I use this example as I believe it relates to what is going on in the banking system. Out of nowhere, banks have been blessed with mountains of cash. These new influxes do not need to be factored in on their balance sheet as a normal note would be. This is because the capital is coming from the mother ship itself(The Fed), who are allowed to expand and contract their balance sheet at will. The point is, after multiple trillions which have already been spent or announced to be spent this year alone, it is no surprise to me that we have seen some sort of traction in the market. Compare it to a drug induced high. People are able to escape the many pains of reality for a period of time, because of the injection of a hallucinogen. For a period of time, there is not a worry on the earth and everything feels right as rain. However, there comes a time where this high wears off, which is always followed by a crash or hangover. I compare our current times to one big high injected by the government. Either, our government keeps injecting us all with such doces of bailouts and TARP funds that we've seen recently, or we risk coming out of the high with one awful hangover.

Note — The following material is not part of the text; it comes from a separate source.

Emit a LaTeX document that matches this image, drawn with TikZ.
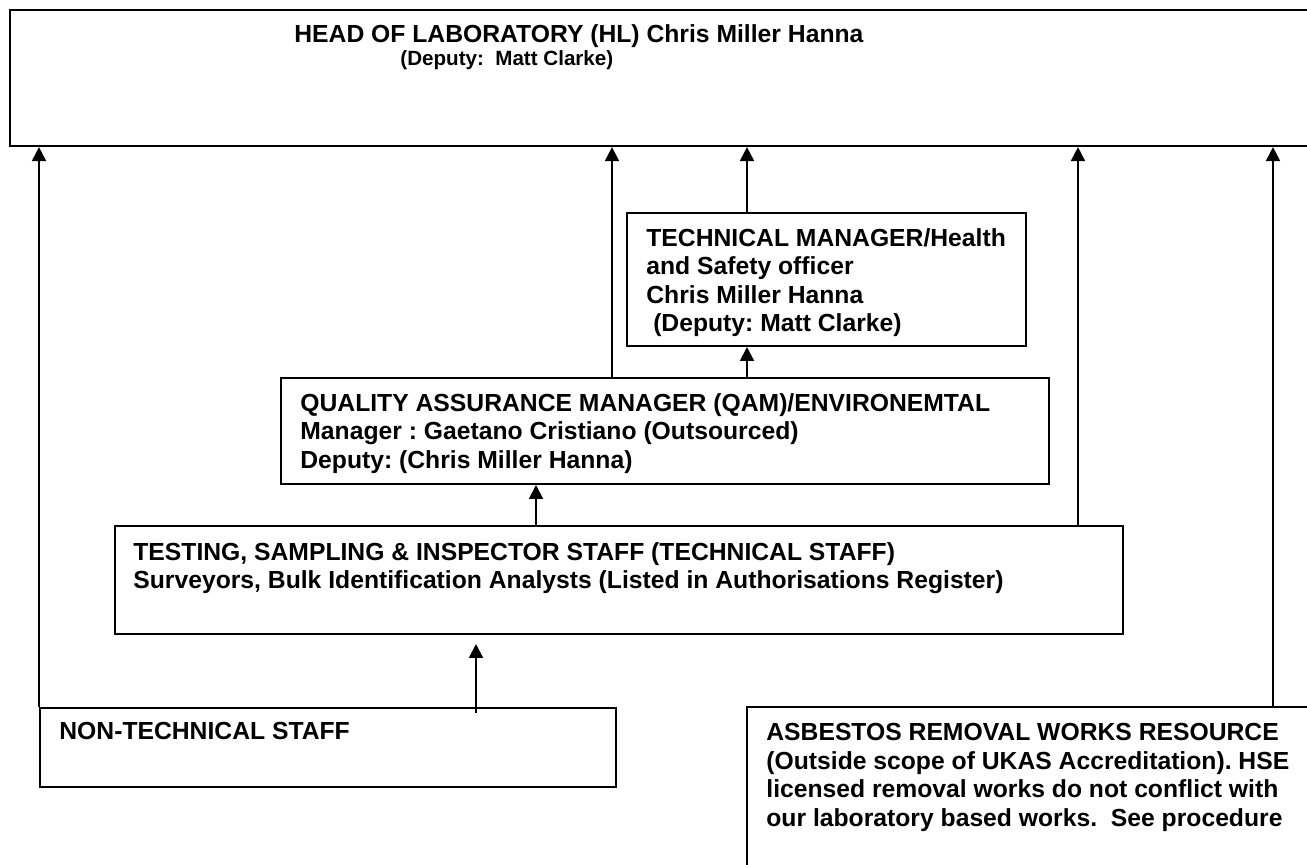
\documentclass[tikz,border=0pt]{standalone}
\usepackage{fontspec}
\setmainfont{Liberation Sans}
\usetikzlibrary{arrows.meta}
\frenchspacing

\begin{document}
\begin{tikzpicture}[
  x=0.5pt, y=-0.5pt,
  box/.style={draw, line width=1pt, anchor=north west, inner sep=0pt},
  txt/.style={anchor=north west, inner sep=0pt, align=left,
    font=\bfseries\fontsize{12.35}{14.25}\selectfont},
  up/.style={draw, line width=1pt, -{Triangle[width=7pt,length=7pt]}}
]
  \useasboundingbox (0,0) rectangle (1307,865);
  \clip (0,0) rectangle (1307,865);

  % boxes
  \node[box, minimum width=661pt, minimum height=68.2pt] (hl) at (8.7,8.7) {};
  \node[box, minimum width=199.5pt, minimum height=66.5pt] (tm) at (626,212) {};
  \node[box, minimum width=384pt, minimum height=53pt] (qam) at (280,377) {};
  \node[box, minimum width=504pt, minimum height=54pt] (tss) at (114,525) {};
  \node[box, minimum width=288pt, minimum height=39.5pt] (nts) at (39,707) {};
  \node[box, minimum width=300pt, minimum height=100pt] (arw) at (746,706) {};

  % texts
  \node[txt] (hltext) at (294,24) {HEAD OF LABORATORY (HL) Chris Miller Hanna};
  \node[txt, font=\bfseries\fontsize{10.3}{12}\selectfont] (hldep) at (400,50) {(Deputy:~ Matt Clarke)};
  \node[txt] (tmtext) at ([shift={(10pt,-8pt)}]tm.north west)
    {TECHNICAL MANAGER/Health\\and Safety officer\\Chris Miller Hanna\\\ (Deputy: Matt Clarke)};
  \node[txt] (qamtext) at ([shift={(10pt,-8pt)}]qam.north west)
    {QUALITY ASSURANCE MANAGER (QAM)/ENVIRONEMTAL\\Manager : Gaetano Cristiano (Outsourced)\\Deputy: (Chris Miller Hanna)};
  \node[txt] (tsstext) at ([shift={(9.5pt,-8.5pt)}]tss.north west)
    {TESTING, SAMPLING \& INSPECTOR STAFF (TECHNICAL STAFF)\\Surveyors, Bulk Identification Analysts (Listed in Authorisations Register)};
  \node[txt] (ntstext) at ([shift={(10pt,-7.5pt)}]nts.north west) {NON-TECHNICAL STAFF};
  \node[txt] (arwtext) at ([shift={(10pt,-8.5pt)}]arw.north west)
    {ASBESTOS REMOVAL WORKS RESOURCE\\(Outside scope of UKAS Accreditation). HSE\\licensed removal works do not conflict with\\our laboratory based works.~ See procedure};

  % reporting lines
  \coordinate (q1) at ([xshift=166pt]qam.north west);
  \coordinate (t1) at ([xshift=60.5pt]tm.north west);
  \coordinate (s1) at ([xshift=211pt]tss.north west);
  \coordinate (s2) at ([xshift=482pt]tss.north west);
  \coordinate (n1) at ([xshift=218.5pt]nts.north west);
  \coordinate (a1) at ([xshift=263.5pt]arw.north west);

  \draw[up] (nts.north west) -- (nts.north west |- hl.south);
  \draw[up] (q1) -- (q1 |- hl.south);
  \draw[up] (t1) -- (t1 |- hl.south);
  \draw[up] (t1 |- qam.north) -- (t1 |- tm.south);
  \draw[up] (s1) -- (s1 |- qam.south);
  \draw[up] (s2) -- (s2 |- hl.south);
  \draw[up] (a1) -- (a1 |- hl.south);
  \draw[up, shorten <=-3pt, shorten >=4.5pt] (n1) -- (n1 |- tss.south);
\end{tikzpicture}
\end{document}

So yes, I still remain a firm believer in the eventual collapse of these markets. It just may take some more time for nature to take its course. Investors can be fooled, but I only believe for a period of time. Volume is still remaining quite low, even on high moving days like today. It is very clear that big money has not entered these markets at this point and are still waiting for something. I think even many of the bulls are becoming skeptical about how much longer this rally can go on for. I said that I wanted to wait out the time until the bank stress test results were announced, which unfortunately keeps getting pushed back. I believe, that once we can sift through all of that mess, we will begin to see some opportunities on the short side. At that point, I will be ready with my capital, which I have preserved, in which I believe those that have remained patient will see a lot of opportunity on the short side. The real fundamental signs continue to be in bear’s favor, however, many of those are failed to be mentioned on many bull networks.

Many emailed me this weekend asking about my Lending Club experience, in which I have said before. I have had no delinquent payments on my loans I invested in and have still maintained my 10.5% return I sought out to receive in the beginning. So, no complaints here. I continue to remain patient and am only seeing more and more opportunities surface for me when the time is ready for the short side. Have a good evening, I’ll be on chat tomorrow, Happy Trading.